IETF attendees reengineer their hotel's Wi-Fi network

28.03.2012

The hotel uses Wi-Fi gear from Colubris Networks, which since 2008 has . The IETF attendees seemed in agreement that the problems were not caused by the Colubris equipment, but by its deployment and configuration, by an unnamed independent network integrator, who installed them. There were, they agreed, far too many access points, with radios set at high power, and poor channel planning. It was complicated, in the view of some attendees, by the hotel lacking the in-house IT resources to fix things.

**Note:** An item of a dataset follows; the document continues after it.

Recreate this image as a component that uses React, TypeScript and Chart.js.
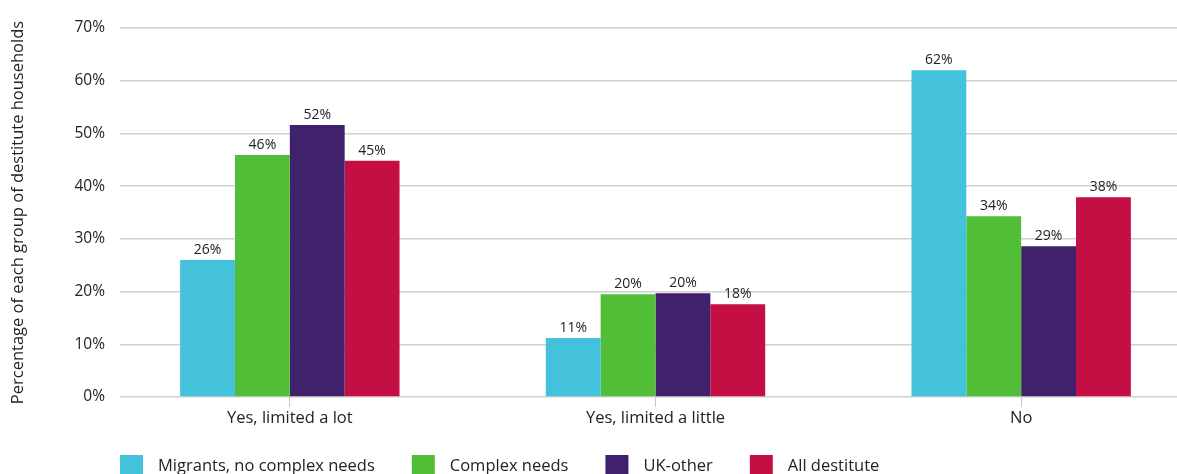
import React, { useEffect, useRef } from 'react';
import { Chart, registerables } from 'chart.js';

Chart.register(...registerables);

const categories = ['Yes, limited a lot', 'Yes, limited a little', 'No'];
const seriesNames = ['Migrants, no complex needs', 'Complex needs', 'UK-other', 'All destitute'];
const migrants = [26.0, 11.2, 62.0];
const complexNeeds = [45.9, 19.5, 34.3];
const ukOther = [51.6, 19.7, 28.6];
const allDestitute = [44.8, 17.6, 37.9];
const seriesColors = ['#44C1DB', '#52BE38', '#40226C', '#C40F45'];
const yAxisTitle = 'Percentage of each group of destitute households';

const FONT = '"Open Sans", Lato, sans-serif';
const TEXT = '#222222';

const stretchX = {
  id: 'stretchX',
  afterLayout(chart: any) {
    const x = chart.scales.x;
    const a = chart.chartArea;
    x.left = a.left - 13;
    x.right = a.right + 27;
    x.width = x.right - x.left;
    x.configure();
  },
};

const barLabels = {
  id: 'barLabels',
  afterDatasetsDraw(chart: any) {
    const ctx = chart.ctx;
    ctx.save();
    ctx.font = `14px ${FONT}`;
    ctx.fillStyle = TEXT;
    ctx.textAlign = 'center';
    ctx.textBaseline = 'alphabetic';
    chart.data.datasets.forEach((ds: any, di: number) => {
      const meta = chart.getDatasetMeta(di);
      meta.data.forEach((bar: any, i: number) => {
        ctx.fillText(Math.round(ds.data[i]) + '%', bar.x, bar.y - 6);
      });
    });
    ctx.restore();
  },
};

const customLegend = {
  id: 'customLegend',
  afterDraw(chart: any) {
    const ctx = chart.ctx;
    ctx.save();
    ctx.font = `16.5px ${FONT}`;
    ctx.textBaseline = 'middle';
    ctx.textAlign = 'left';
    let x = chart.chartArea.left;
    const y = 455;
    chart.data.datasets.forEach((ds: any) => {
      ctx.fillStyle = ds.backgroundColor;
      ctx.fillRect(x, y, 23, 23);
      ctx.fillStyle = TEXT;
      const tx = x + 38;
      ctx.fillText(ds.label, tx, y + 11);
      x = tx + ctx.measureText(ds.label).width + 37;
    });
    ctx.restore();
  },
};

export default function App() {
  const ref = useRef<HTMLCanvasElement>(null);
  useEffect(() => {
    document.body.style.margin = '0';
    if (!ref.current) return;
    const data = [migrants, complexNeeds, ukOther, allDestitute];
    const chart = new Chart(ref.current, {
      type: 'bar',
      data: {
        labels: categories,
        datasets: data.map((d, i) => ({
          label: seriesNames[i],
          data: d,
          backgroundColor: seriesColors[i],
          borderWidth: 0,
          categoryPercentage: 0.6,
          barPercentage: 1.0,
        })),
      },
      options: {
        responsive: false,
        animation: false,
        layout: { padding: { top: 28, right: 0, bottom: 0, left: 0 } },
        plugins: {
          legend: { display: false },
          tooltip: { enabled: false },
        },
        scales: {
          x: {
            grid: {
              display: true,
              drawOnChartArea: false,
              drawTicks: true,
              tickLength: 10,
              offset: false,
              color: '#c8c8c8',
            },
            border: { display: false },
            ticks: {
              color: TEXT,
              font: { family: FONT, size: 16.5 },
              padding: 1,
              maxRotation: 0,
            },
            afterFit(scale: any) {
              scale.height = 77;
            },
          },
          y: {
            min: 0,
            max: 70,
            ticks: {
              stepSize: 10,
              color: TEXT,
              font: { family: FONT, size: 15.5 },
              padding: 15,
              callback: (v: any) => v + '%',
            },
            grid: {
              color: '#d0d0d0',
              lineWidth: 1.5,
              drawTicks: false,
            },
            border: { display: false },
            title: {
              display: true,
              text: yAxisTitle,
              color: TEXT,
              font: { family: FONT, size: 16.5 },
              padding: { top: 8, bottom: 0 },
            },
            afterFit(scale: any) {
              scale.width = 120;
            },
          },
        },
      },
      plugins: [stretchX, barLabels, customLegend],
    });
    return () => chart.destroy();
  }, []);
  return <canvas ref={ref} width={1177} height={474} style={{ display: 'block' }} />;
}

But those resources did exist among the hotel's guests. Working behind the scenes, a team of IETF attendees negotiated with the hotel and were granted access to the wireless network by Sunday night. Chris Elliott, another Cisco veteran, reported to attendees by email late that night.

Reingineering on the fly

"[W]e've done a variety of configuration tests and changes," he wrote. "We believe we have improved the situation for most hotel guests. However, there may be instances where our changes (due to some holes in our understanding of where exactly some of the APs are located, for example) have made things worse in specific areas."

"This wireless network is still likely to have its issues," he warned. "I'm still seeing high latency and frequently dropped packets. It's improved, but far from perfect. It's a 2.4Ghz infrastructure in a highly 3D and rather radio transparent environment -- where the three non-overlapping channels [all that are possible in that band] are a real problem."